Julie, a book that I have fallen in love with is Michael Casey's , "Fully human, Fully Divine". He is a Cistercian Monk/Mystic from Austrailia. It is very Christocentric and for me, he touches places within that are "real".

Chuck said...

Dave, you are correct about the subject matter for "Extremely Loud...". The book is mostly a first-person narrative from the perspective of an 11 year-old misfit prodigy who lost his father in the World Trade Center attack. I would recommend reading it rather than listening to it, due to the "format". I just happened upon it via my local library's facility for downloading audiobooks to my iPod - helps pass the long drive to work.

julieunplugged said...

I'm so excited to ahve new titles to look up and fiction too. Another thing - you're all guys. :) I typically get recommendations from my women friends so I'm anxious to see what it's like reading through my male friends' reading lists. Thanks boys!

Julie

Matt said...
This comment has been removed by a blog administrator.
Matt said...

Sorry -- don't know what happened. Here is my original post that was deleted (my crazy computer!!).

Right now I'm reading three or four different things (which I tend to do a lot). I'm finishing up James Tabor's "The Jesus Dynasty," which is pretty interesting. I'm also in the early stages of N.T. Wright's "The New Testament and the People of God," a book about the relationship between Jesus and James entitled "Just James," and a collection of sermons by Paul Tillich. I have to have several things going at once!!

jim said...

I read "The Kite Runner" last summer. I'd highly recommend it. Its about the story of two young boys who grow up in Afganhistan. Good tale of redemption in surprising ways. (I think I may have written up a review on it, but it maybe on my old blog.

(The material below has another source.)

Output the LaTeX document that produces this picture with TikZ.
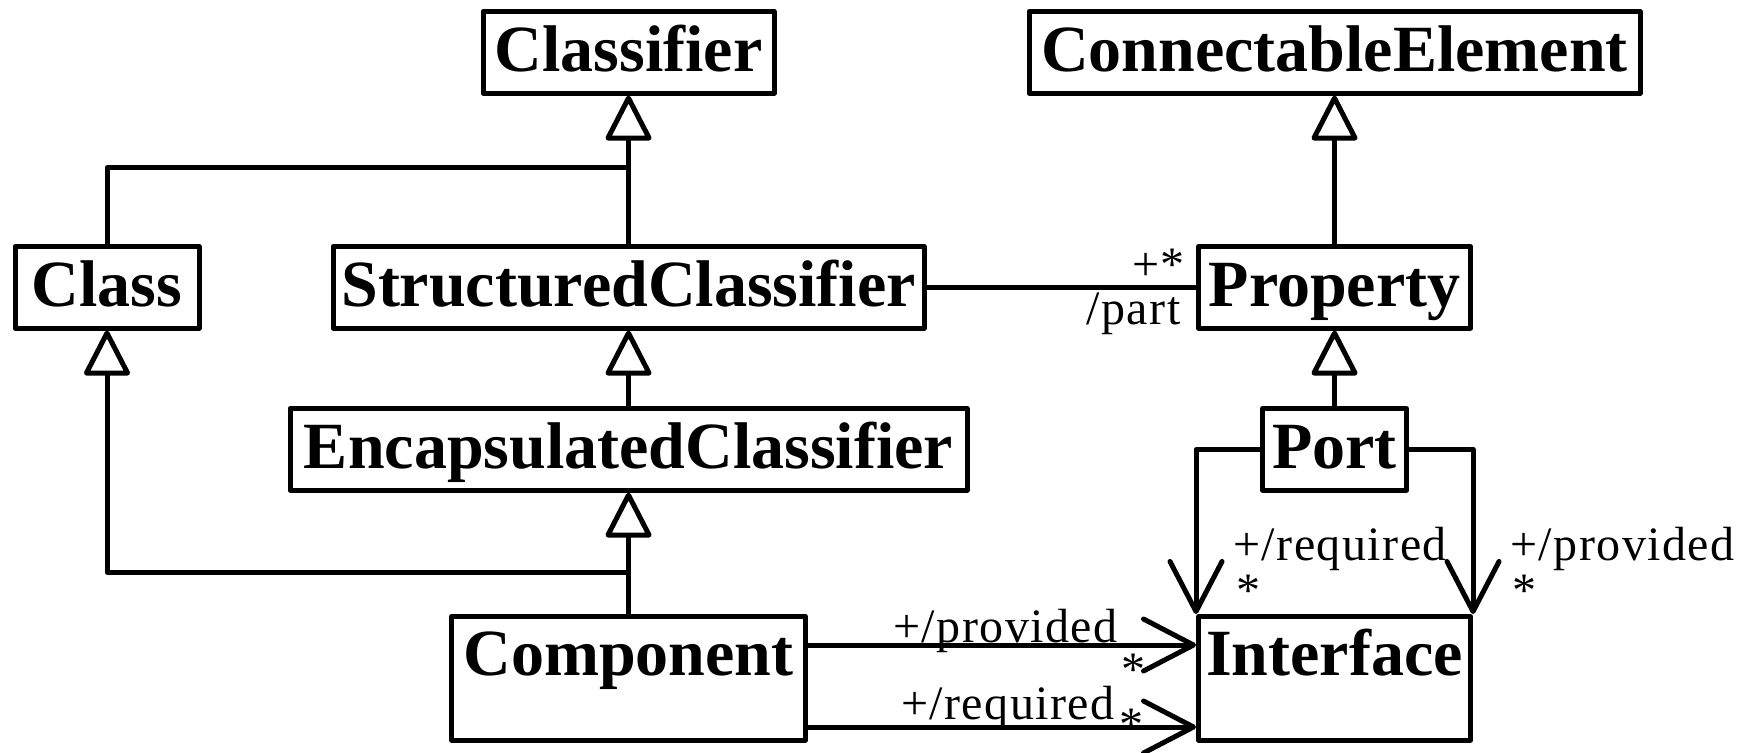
\documentclass[tikz,border=0pt]{standalone}
\usepackage{fontspec}
\setmainfont{Liberation Serif}
\usetikzlibrary{arrows.meta}
\begin{document}
\begin{tikzpicture}[x=0.5pt,y=-0.5pt,
  line width=2.5pt, line join=round,
  cls/.style={draw, rectangle, inner sep=0pt, anchor=north,
    font=\fontsize{33}{36}\selectfont\bfseries,
    text height=29.9pt, text depth=10.9pt},
  big/.style={cls, text height=29.4pt, text depth=32.4pt},
  lbl/.style={inner sep=0pt, font=\fontsize{24}{26}\selectfont\addfontfeature{LetterSpace=3}},
  gen/.style={-{Triangle[open, length=24pt, width=24pt, round]}},
  assoc/.style={-{Straight Barb[length=25pt, width=26pt, round]}}
]
\useasboundingbox (0,0) rectangle (1748,753);

% classes
\node[cls, minimum width=145.5pt] (cf) at (628.5,9) {Classifier};
\node[cls, minimum width=305.5pt] (ce) at (1334.5,9) {ConnectableElement};
\node[cls, minimum width=92pt] (cl) at (107,244) {Class};
\node[cls, minimum width=295.5pt] (sc) at (628.5,244) {StructuredClassifier};
\node[cls, minimum width=136pt] (pr) at (1334.5,244) {Property};
\node[cls, minimum width=338.5pt] (ec) at (628.5,406) {EncapsulatedClassifier};
\node[cls, minimum width=72pt] (po) at (1334.5,406) {Port};
\node[big, minimum width=177pt] (co) at (628.5,614) {Component};
\node[big, minimum width=136pt] (in) at (1334.5,614) {Interface};

% helper coordinates
\coordinate (y1) at (0,168);
\coordinate (y2) at (0,572);
\coordinate (y3) at (0,645);
\coordinate (y4) at (0,727);
\coordinate (j1) at (cf.south |- y1);
\coordinate (j2) at (co.north |- y2);

% generalizations
\draw[gen] (sc.north) -- (cf.south);
\draw (cl.north) |- (j1);
\draw[gen] (ec.north) -- (sc.south);
\draw[gen] (co.north) -- (ec.south);
\draw[gen] (j2) -| (cl.south);
\draw[gen] (pr.north) -- (ce.south);
\draw[gen] (po.north) -- (pr.south);

% association part
\draw (sc.east) -- (pr.west);
\node[lbl, anchor=north east] (l1) at (1187,247) {+*};
\node[lbl, anchor=north east] (l2) at (1183,290) {/part};

% port -> interface
\draw[assoc] (po.west) -| (in.north west);
\draw[assoc] (po.east) -| (in.north east);
\node[lbl, anchor=north west] (l3) at (1231,525) {+/required};
\node[lbl, anchor=north west] (l4) at (1234,573) {*};
\node[lbl, anchor=north west] (l5) at (1508,525) {+/provided};
\node[lbl, anchor=north west] (l6) at (1510,573) {*};

% component -> interface
\draw[assoc] (co.east |- y3) -- (in.west |- y3);
\draw[assoc] (co.east |- y4) -- (in.west |- y4);
\node[lbl, anchor=north east] (l7) at (1120,607) {+/provided};
\node[lbl, anchor=north west] (l8) at (1119,652) {*};
\node[lbl, anchor=north east] (l9) at (1117,684) {+/required};
\node[lbl, anchor=north west] (l10) at (1117,707) {*};
\end{tikzpicture}
\end{document}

I'm also hoping to eventually get around to "Gilead" My wife's already read it and I've been carrying it around in my book bag for a while now. I have to read that being a Pastor here in Iowa!

Meredith said...

I ditto Jim, The Kite Runner is a very good read. Excellent depth of character, and full of surprising feelings that come up through them. Through this book I gained a better understanding of what life has been like in Afganistan and the effects of a truly male dominated society.